Federal Reserve Chairman Jerome Powell said just last Friday that there's no rush for policymakers to cushion the blow from escalating Trump tariffs. Yet he may already be rethinking that view as Treasury markets come unglued, with investors dumping U.S. sovereign debt amid President Donald Trump's unprecedented assault on global trade flows.
Long-term Treasury yields are spiking higher, even as Trump tariffs are dealing a massive blow to the global economy and corporate profits, while triggering an S&P 500 rout that's on the cusp of a bear market. At times like this, Treasury yields typically slide as investors seek a safe place to park their money as the economy teeters.
Yet investors are tumbling Treasury bonds. The 10-year Treasury yield surged more than half-percentage-point this week as of early Wednesday, rising back to its highest level since Feb. 20, when the S&P 500 was within 1% of its record high. A jump in Treasury yields will exacerbate the economic hit from Trump tariffs, boosting mortgage and auto-loan rates.
The 10-year yield was at to 4.43% around 11 a.m. ET, after eclipsing 4.5% overnight. It's not clear where the Fed's line in the sand is. Today's 1 p.m. public auction of $39 billion in 10-year Treasury notes will provide a key test of market demand.
The S&P 500 lost a fraction in late morning trade, continuing to swing up and down, not far bear market territory.
Fed Loses Sway On Financial Conditions
Financial conditions are tightening to an extent that the Fed likely finds alarming. Monetary policy works indirectly, by affecting financial conditions. But if the Fed thinks it has loss control of the Treasury market, exacerbating risks to the economic expansion and its full-employment mandate, policymakers may have to act quickly.
Given the inflationary effects of Trump tariffs, "the Fed is unlikely to intervene to adjust their monetary policy stance," absent a clear deterioration in the macro outlook, Matthew Raskin, fixed-income strategist at Deutsche Bank wrote Wednesday. "What could prompt Fed intervention, however, is a breakdown in market functioning."
Raskin said financial "conditions are not yet in place for Fed intervention," but things are moving quickly, he added. Intervention, if it comes, would likely be done to support market functioning through asset purchases or "measures to ensure ample liquidity."
If the Fed does intervene, that should provide support to the S&P 500, but it won't likely spur a sustainable rally as long as Trump tariffs are a massive weight on the economy and confidence needed to spur investment and consumption.

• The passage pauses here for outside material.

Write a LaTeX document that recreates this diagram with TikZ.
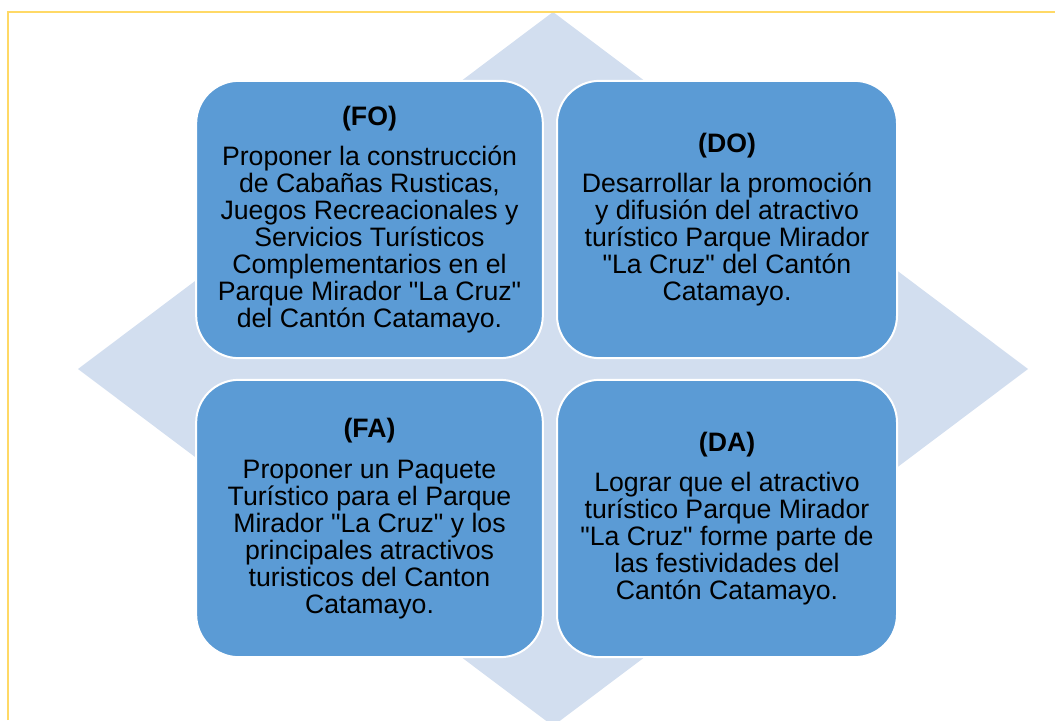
\documentclass[tikz,border=0pt]{standalone}
\usepackage{fontspec}
\setmainfont{Liberation Sans}
\definecolor{cuadro}{HTML}{5B9BD5}
\definecolor{rombo}{HTML}{D2DEEF}
\definecolor{marco}{HTML}{FFD966}
\begin{document}
\begin{tikzpicture}[x=0.75pt,y=-0.75pt]
	\tikzset{caja/.style={draw=white,line width=1.5pt,fill=cuadro,rounded corners=32pt,
		align=center,inner sep=0pt,minimum height=208pt,
		font=\fontsize{20}{20.25}\selectfont}}
	\def\q{\textquotedbl}
	\def\xmax{1055}
	\def\ymax{720}
	\useasboundingbox (0,0) rectangle (\xmax,\ymax);
	\begin{scope}
		\clip (0,0) rectangle (\xmax,\ymax);
		\fill[rombo] (553,12)--(1028,369)--(553,726)--(78,369)--cycle;
		\draw[marco,line width=1.8pt] (8,\ymax)--(8,12)--(\xmax,12);
	\end{scope}
	\node[caja,minimum width=260pt] (fo) at (369.5,219.5)
		{\textbf{(FO)}\\[10pt]Proponer la construcción\\de Cabañas Rusticas,\\Juegos Recreacionales y\\Servicios Turísticos\\Complementarios en el\\Parque Mirador \q La Cruz\q\\del Cantón Catamayo.};
	\node[caja,minimum width=255pt] (do) at (727,219.5)
		{\textbf{(DO)}\\[10pt]Desarrollar la promoción\\y difusión del atractivo\\turístico Parque Mirador\\\q La Cruz\q{} del Cantón\\Catamayo.};
	\node[caja,minimum width=260pt] (fa) at (369.5,518.5)
		{\textbf{(FA)}\\[10pt]Proponer un Paquete\\Turístico para el Parque\\Mirador \q La Cruz\q{} y los\\principales atractivos\\turisticos del Canton\\Catamayo.};
	\node[caja,minimum width=255pt] (da) at (727,518.5)
		{\textbf{(DA)}\\[10pt]Lograr que el atractivo\\turístico Parque Mirador\\\q La Cruz\q{} forme parte de\\las festividades del\\Cantón Catamayo.};
\end{tikzpicture}
\end{document}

Why Trump Tariffs Are Spiking 10-Year Treasury Yield
A number of factors have likely contributed to the ungluing of Treasury markets. The other side of the coin of the massive trade deficit Trump is attacking is the foreign investment that has helped propel the S&P 500 and made it a breeze to finance $2 trillion federal budget deficits. Net foreign investment in U.S. financial assets reached $26.2 trillion at end of 2024.
In the face of escalating Trump tariffs and their economic fallout, it's possible that foreign governments and individuals are repatriating capital, contributing to disorderly Treasury markets. Analysts also have pointed to the unwinding of massive hedge fund positions in Treasuries as a likely culprit and a potential target for Fed intervention.
The bond sell-off "might have reflected a broader scramble for cash as margin calls amid the extreme market volatility," wrote John Canavan, lead U.S. analyst at Oxford Economics. "The volatility is also likely forcing an unwinding of massive basis trading activity, whereby hedge funds have been holding near record net short Treasury futures positions offsetting their cash Treasury positions."
Apollo chief economist Torsten Slok wrote on Tuesday that highly leveraged basis trades add up to $800 billion, calling it "a potential source of instability."
Last month, Brookings published a paper co-authored by University of Chicago professor Anil Kashyap recommending "that the Federal Reserve, in periods of extreme stress, be prepared to take over the hedge funds' positions."